We stopped by the Hudson River Panorama exhibit Sunday at the Albany Institute (on view through the rest of this year), and found it a bit of a mish-mash but worth seeing. I hadn't been aware that one of the effects of disastrous riverfront "development," especially the egregious I-787 highway, was the loss of entire islands, including Park Island where there used to be a race track, on view in a painting here. More significant works of art include Harry Worthman's splendid portrait of his father Louis carrying a "Basket of Tomatoes." Louis, I learned, was a Russian immigrant who in 1933 helped found the Menands Market for local farmers -- at least that institution is still going strong. And Albany Rural Cemetery, shown with a dirt road in an 1849 painting, otherwise looks little changed. There is some nice Hudson River School art on view, in pristine condition as opposed to some of the pictures in the impressive permanent collection upstairs. The exhibit, for example, has an 1850 Robert Havell "View on the Hudson" with finely detailed tree leaves in the foreground, and the grand river with its inlets in a bright yet soft light beyond.
Wandering into the permanent collection, a side foyer is dominated by the stern, forward-leaning, long-haired but very male "Angel of the Sepulchre" by Erastus Dow Palmer. A nearby marble relief by the same artist is "Peace in Bondage" from the Civil War year 1863. It's another angelic form, but a lovely, partially nude female one decidedly on the sexy side.

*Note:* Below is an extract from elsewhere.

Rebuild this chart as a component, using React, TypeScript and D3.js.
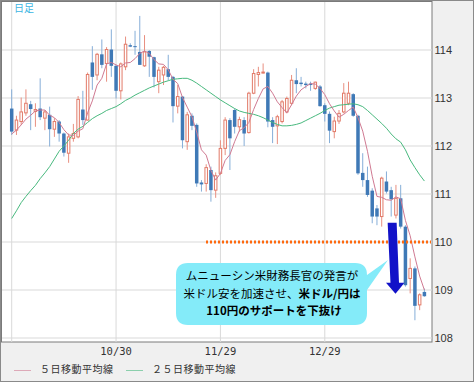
import React, { useEffect } from "react";
import * as d3 from "d3";

// ---- data (USD/JPY daily candles) ----
const opens = [112.78,112.33,112.51,112.69,112.87,112.72,112.78,112.58,112.65,112.35,112.51,112.26,111.85,112.16,112.19,112.76,112.54,113.74,113.48,113.91,113.72,114.01,113.67,113.15,113.65,114.10,114.08,113.96,113.67,113.98,113.85,113.34,113.48,113.60,113.44,112.83,113.03,112.09,112.63,112.44,111.24,111.22,111.50,111.08,111.43,111.95,112.54,112.75,112.40,112.54,112.28,113.10,113.49,113.52,113.53,112.54,112.42,112.51,112.71,112.89,113.37,113.32,113.30,113.30,113.20,113.24,112.85,112.67,112.30,112.52,112.71,112.89,113.08,112.63,111.44,111.29,111.07,110.70,110.53,111.26,111.08,110.56,110.91,110.32,109.24,109.45,108.69,108.96];
const highs = [113.18,112.63,113.01,113.18,112.94,112.89,113.41,112.75,112.82,112.58,112.54,112.28,112.26,112.46,113.04,113.15,113.53,114.08,113.94,114.22,114.06,114.43,113.69,113.74,114.28,114.14,114.40,114.71,114.31,114.00,113.86,113.65,113.67,113.90,113.46,113.27,113.04,112.71,112.68,112.47,111.29,111.62,111.57,111.45,112.12,112.60,112.58,112.78,112.61,112.60,113.13,113.60,113.65,113.72,113.55,112.60,112.65,112.96,113.03,113.48,113.62,113.44,113.34,113.34,113.34,113.27,112.89,112.72,112.61,112.75,113.31,113.34,113.10,112.65,111.85,111.57,111.12,110.77,111.36,111.47,111.15,111.19,111.19,110.35,109.66,109.49,108.93,109.03];
const lows = [112.23,112.23,112.44,112.63,112.33,112.40,112.54,112.33,111.99,112.19,112.09,111.78,111.65,112.09,112.16,112.44,112.53,113.17,113.37,113.62,113.34,113.44,112.99,112.97,113.58,114.06,113.90,113.69,113.65,113.44,113.22,113.10,113.27,113.37,112.49,112.68,111.95,111.92,112.33,111.15,111.05,111.05,110.84,110.92,111.40,111.81,111.50,112.26,112.30,112.00,112.26,113.08,113.24,113.51,112.39,112.06,112.04,112.47,112.68,112.85,113.10,113.24,113.20,113.15,113.17,112.82,112.51,112.06,112.16,112.46,112.68,112.85,112.61,111.40,111.15,110.94,110.39,110.35,110.32,111.01,110.53,110.49,110.28,109.07,108.93,108.37,108.58,108.86];
const closes = [112.30,112.54,112.71,112.89,112.77,112.76,112.60,112.71,112.35,112.51,112.26,111.86,112.19,112.26,112.97,112.54,113.49,113.44,113.91,113.69,114.01,113.67,113.15,113.71,114.12,114.07,114.06,113.69,113.96,113.86,113.44,113.58,113.64,113.44,112.83,113.03,112.12,112.65,112.42,111.22,111.20,111.55,111.08,111.38,111.95,112.54,112.16,112.40,112.55,112.26,113.10,113.51,113.53,113.54,112.51,112.40,112.61,112.92,112.99,113.37,113.29,113.29,113.27,113.27,113.33,112.83,112.67,112.32,112.52,112.68,113.10,113.10,112.63,111.43,111.29,110.98,110.53,110.53,111.33,111.05,110.89,110.91,110.32,109.10,109.45,108.67,108.90,108.87];
const ma5 = [112.25,112.33,112.44,112.56,112.64,112.73,112.75,112.75,112.64,112.59,112.49,112.34,112.23,112.22,112.31,112.36,112.69,112.94,113.27,113.41,113.71,113.74,113.69,113.65,113.73,113.74,113.82,113.93,113.98,113.93,113.80,113.71,113.70,113.59,113.39,113.30,113.01,112.81,112.61,112.29,111.92,111.81,111.49,111.29,111.43,111.70,111.82,112.09,112.32,112.38,112.49,112.76,112.99,113.19,113.24,113.10,112.92,112.80,112.69,112.86,113.04,113.17,113.24,113.30,113.29,113.20,113.07,112.88,112.73,112.60,112.66,112.74,112.81,112.59,112.31,111.89,111.37,110.95,110.93,110.88,110.87,110.94,110.90,110.45,110.13,109.69,109.29,109.00];
const ma25 = [110.49,110.65,110.82,110.95,111.07,111.18,111.32,111.44,111.57,111.73,111.89,112.00,112.12,112.26,112.35,112.41,112.49,112.57,112.63,112.68,112.74,112.78,112.82,112.88,112.95,113.00,113.06,113.11,113.16,113.21,113.25,113.29,113.33,113.36,113.39,113.40,113.41,113.41,113.37,113.31,113.24,113.17,113.10,113.03,112.96,112.90,112.84,112.78,112.73,112.70,112.68,112.66,112.63,112.59,112.54,112.49,112.45,112.42,112.42,112.43,112.45,112.48,112.53,112.58,112.63,112.68,112.74,112.79,112.82,112.85,112.86,112.87,112.88,112.86,112.82,112.74,112.65,112.56,112.47,112.37,112.25,112.15,112.08,111.92,111.71,111.55,111.40,111.27];

const yTicks = [108, 109, 110, 111, 112, 113, 114];
const xGridIdx = [0, 22, 44, 66];
const xTickIdx = [22, 44, 66];
const xTickLabels = ["10/30", "11/29", "12/29"];
const supportLevel = 110;
const legendItems = [
  { label: "５日移動平均線", color: "#d07a92" },
  { label: "２５日移動平均線", color: "#48b97e" },
];

const W = 475;
const H = 383;
const plot = { left: 1.5, top: 1.5, right: 432, bottom: 342 };

export default function App() {
  useEffect(() => {
    document.body.style.margin = "0";
  }, []);

  const x = d3.scaleLinear().domain([0, closes.length - 1]).range([11.7, 424.4]);
  const y = d3.scaleLinear().domain([108, 115]).range([338, 2]);

  const lineGen = d3
    .line<number>()
    .x((_, i) => x(i))
    .y((d) => y(d));

  const bodyW = 3.5;

  // arrow geometry anchored to the price/index scales
  const arrowTopY = y(110.4);
  const arrowHeadY = y(109.15);
  const arrowTipY = y(108.92);
  const ax0 = x(80.2);
  const ax1 = x(80.8);

  const jp = "'Noto Sans CJK JP', 'Noto Sans', sans-serif";

  return (
    <svg width={W} height={H} style={{ position: "absolute", left: 0, top: 0, display: "block" }}>
      <rect x={0.5} y={0.5} width={W - 2} height={H - 2} fill="#f0f0f0" stroke="#8a8a8a" />
      <rect
        x={plot.left}
        y={plot.top}
        width={plot.right - plot.left}
        height={plot.bottom - plot.top}
        fill="#ffffff"
        stroke="#7a7a7a"
      />
      {/* grid */}
      {yTicks.map((t) => (
        <line key={"gy" + t} x1={plot.left + 0.5} x2={plot.right} y1={y(t)} y2={y(t)} stroke="#d9d9d9" />
      ))}
      {xGridIdx.map((i) => (
        <line key={"gx" + i} x1={x(i)} x2={x(i)} y1={plot.top + 0.5} y2={plot.bottom} stroke="#d9d9d9" />
      ))}
      {/* y labels */}
      {yTicks.map((t) => (
        <text
          key={"ly" + t}
          x={434.5}
          y={y(t) + 1}
          dominantBaseline="middle"
          fontFamily="'Liberation Sans', Arial, sans-serif"
          fontSize={11}
          fill="#333"
        >
          {t}
        </text>
      ))}
      {/* x labels */}
      {xTickIdx.map((i, k) => (
        <text
          key={"lx" + i}
          x={x(i)}
          y={352}
          textAnchor="middle"
          dominantBaseline="middle"
          fontFamily="'DejaVu Sans Mono', monospace"
          fontSize={10.5}
          fill="#333"
        >
          {xTickLabels[k]}
        </text>
      ))}
      <text x={14} y={9.5} dominantBaseline="middle" fontFamily={jp} fontSize={10} fill="#3bb4e2">
        日足
      </text>
      {/* candles */}
      {closes.map((c, i) => {
        const o = opens[i];
        const bull = c >= o;
        const cx = x(i);
        const yTop = y(Math.max(o, c));
        const yBot = y(Math.min(o, c));
        const h = Math.max(1, yBot - yTop);
        return (
          <g key={"c" + i}>
            <line
              x1={cx}
              x2={cx}
              y1={y(highs[i])}
              y2={y(lows[i])}
              stroke={bull ? "#e88f80" : "#86aed8"}
              strokeWidth={1}
            />
            {bull ? (
              <rect x={cx - bodyW / 2 + 0.5} y={yTop} width={bodyW - 1} height={h} fill="#ffffff" stroke="#e27a68" strokeWidth={1} />
            ) : (
              <rect x={cx - bodyW / 2} y={yTop} width={bodyW} height={h} fill="#3f79b6" />
            )}
          </g>
        );
      })}
      {/* moving averages */}
      <path d={lineGen(ma25) || ""} fill="none" stroke="#48b97e" strokeWidth={1} />
      <path d={lineGen(ma5) || ""} fill="none" stroke="#d07a92" strokeWidth={1} />
      {/* support line */}
      <line
        x1={206}
        x2={plot.right - 1}
        y1={y(supportLevel)}
        y2={y(supportLevel)}
        stroke="#ff6a10"
        strokeWidth={3}
        strokeDasharray="2 2"
      />
      {/* callout */}
      <path
        d="M188,263 H355 Q367,263 367,275 L388,260 L367,290 V313 Q367,325 355,325 H188 Q176,325 176,313 V275 Q176,263 188,263 Z"
        fill="#84ebf9"
      />
      <g fontFamily={jp} fontSize={11.5} fill="#000" textAnchor="middle">
        <text x={272} y={277} dominantBaseline="middle">
          ムニューシン米財務長官の発言が
        </text>
        <text x={272} y={294.5} dominantBaseline="middle">
          米ドル安を加速させ、<tspan fontWeight="bold">米ドル/円は</tspan>
        </text>
        <text x={274} y={311.5} dominantBaseline="middle" fontWeight="bold">
          110円のサポートを下抜け
        </text>
      </g>
      {/* arrow */}
      <path
        d={`M${ax0 - 4.5},${arrowTopY} L${ax0 + 4.5},${arrowTopY} L${ax1 + 4},${arrowHeadY} L${ax1 + 9.5},${arrowHeadY} L${ax1 + 0.5},${arrowTipY} L${ax1 - 9},${arrowHeadY} L${ax1 - 4.5},${arrowHeadY} Z`}
        fill="#1212c8"
      />
      {/* legend */}
      {legendItems.map((it, k) => {
        const lx = k === 0 ? 14 : 126;
        return (
          <g key={"lg" + k}>
            <line x1={lx} x2={lx + 17} y1={370.5} y2={370.5} stroke={it.color} strokeOpacity={0.6} />
            <text
              x={lx + 26}
              y={370.5}
              dominantBaseline="middle"
              fontFamily={jp}
              fontSize={10}
              letterSpacing={0.5}
              fill="#333"
            >
              {it.label}
            </text>
          </g>
        );
      })}
    </svg>
  );
}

Outside on Washington Avenue in front of the museum, labeled tulips were in various stages of bloom. (We didn't get to the Moses statue in Washington Park, center of this coming weekend's tulip festival, which I always think they hold a week late but will no doubt be a good time. They were still filming that tanker-truck thriller, with I assume Angelina Jolie's stunt double, on the spaghetti-junction off ramps of the aforementioned 787.)